One of the final questions asked the respondents to look forward in 2020 and tell us their ‘big prediction’ for the year. Some predictions were bang on, while others played out slightly differently:

What our members got right

  • ‘The diversification of fine wine investment will continue and “other regions” (i.e.: Rhone, Champagne, Piedmont, Spain…) will continue increasing their share of the global fine wine trade.’ Rest of the World market share increased to 5.7%, doubling its level from the previous year. Italy also saw a large jump in 2020, closing the year at 15.2% of total value traded (2019, 8.8%). We even broke the USA out into its own category for 2020 due to its three-fold increase in market share (2020 – 7.0%, 2019 – 2.3%). See Chart 1 below.
  • ‘Domaine Leroy Musigny over 50.000€/ btls.’ The price per bottle of the 2015 vintage closed the year with a market price of €75,683.
  • ‘2019 EP will be 20% below 2018 on average’. In our 2019 EP closing report, we measured a 21% average price cut on wines released.
  • French tariff will last the whole year. The US tariffs on EU wines and spirits did last the whole year and even expanded to include all ABVs over 14% in the waning hours of 2020. The US Trade Representative announced last week that it would not be revising the tariffs for the foreseeable future.
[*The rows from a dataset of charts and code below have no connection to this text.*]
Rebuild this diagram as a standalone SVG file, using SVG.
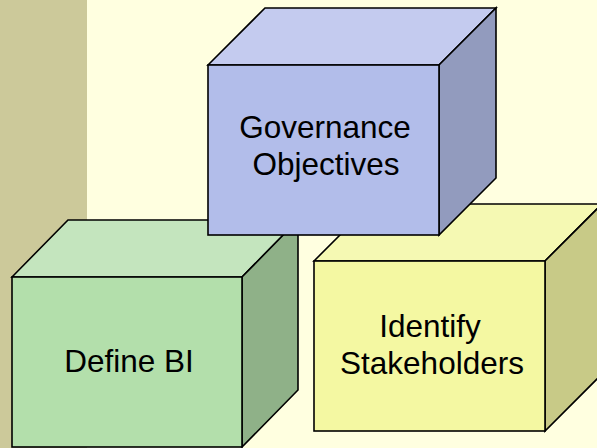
<svg xmlns="http://www.w3.org/2000/svg" width="597" height="448" viewBox="0 0 597 448">
<style>
.edge{stroke:#000;stroke-width:1.6;stroke-linejoin:miter}
.lbl{font-family:"Liberation Sans",Arial,sans-serif;font-size:31.5px;fill:#000;text-anchor:middle}
</style>
<rect x="0" y="0" width="597" height="448" fill="#FFFFE0"/>
<rect x="0" y="0" width="87" height="448" fill="#CCC99A"/>
<g id="identify-stakeholders">
<polygon class="edge" points="314,261 371,204 602,204 545,261" fill="#F5F9B3"/>
<polygon class="edge" points="545,261 602,204 602,374 545,431" fill="#C8CA87"/>
<rect class="edge" x="314" y="261" width="231" height="170" fill="#F4F8A2"/>
<text class="lbl" x="430" y="337">Identify</text>
<text class="lbl" x="432" y="374">Stakeholders</text>
</g>
<g id="define-bi">
<polygon class="edge" points="12,277 68,220 298,220 242,277" fill="#C4E5BE"/>
<polygon class="edge" points="242,277 298,220 298,390 242,447" fill="#8FB188"/>
<rect class="edge" x="12" y="277" width="230" height="170" fill="#B3DFAB"/>
<text class="lbl" x="129" y="372">Define BI</text>
</g>
<g id="governance-objectives">
<polygon class="edge" points="208,65 265,8 496,8 439,65" fill="#C4CBEF"/>
<polygon class="edge" points="439,65 496,8 496,178 439,235" fill="#929BBE"/>
<rect class="edge" x="208" y="65" width="231" height="170" fill="#B2BDEA"/>
<text class="lbl" x="325" y="138">Governance</text>
<text class="lbl" x="326" y="175">Objectives</text>
</g>
<g id="connectors"/>
</svg>
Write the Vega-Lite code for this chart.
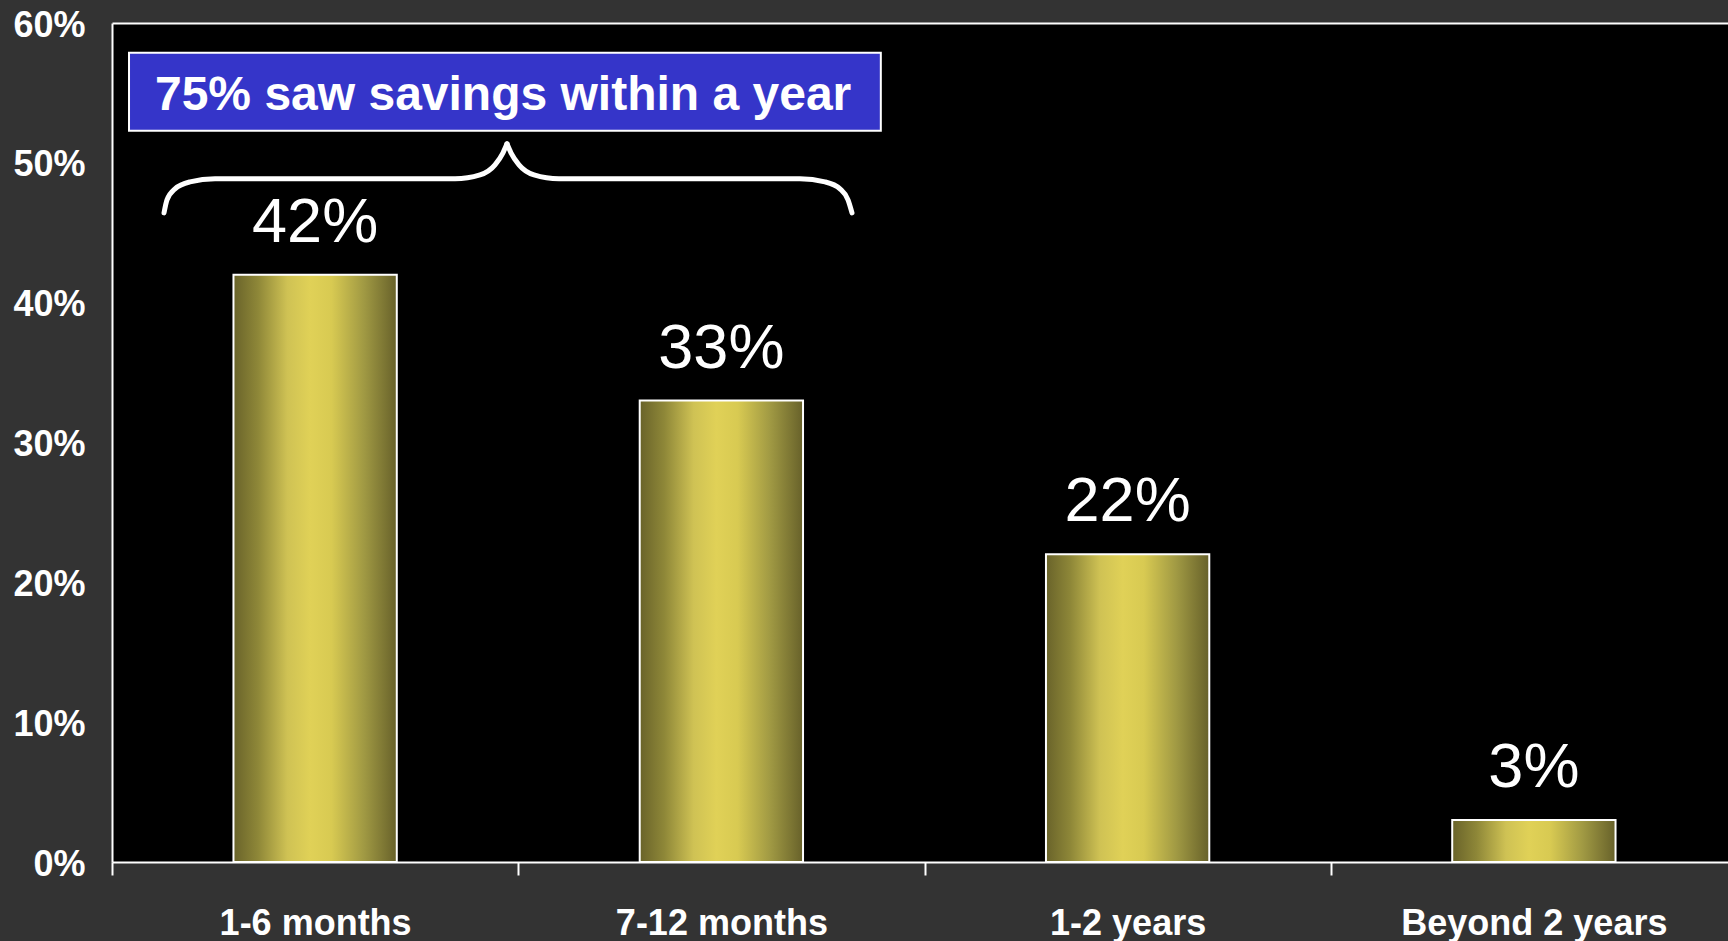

What our members got partially right

  • ‘First growth to be on the rise again both in terms of market share and performance.’ First Growth market share saw a drift away from its three-year average, falling from 21.3% to 13.7%. However, First Growth prices, as measured by the Fine Wine 50, did see a slight lift, rising 3.45% in 2020.
  • ‘Prices will calm down in Bordeaux to help the market.’ As seen in Chart 2 below, price volatility in Bordeaux calmed down in the second half of the year. Local lockdowns and renewed tariffs caused a stir from March to May, but following those months, prices for Bordeaux have been stable.
  • ‘Whisky will get frisky, US wines will fall out of favour.’ Whisky did get frisky. We observed our largest year of spirits trade, with malt whisky leading from the front. US wines did not fall out of favour however. Instead, they saw increased demand as a greater number of labels from the region found their way into the secondary market.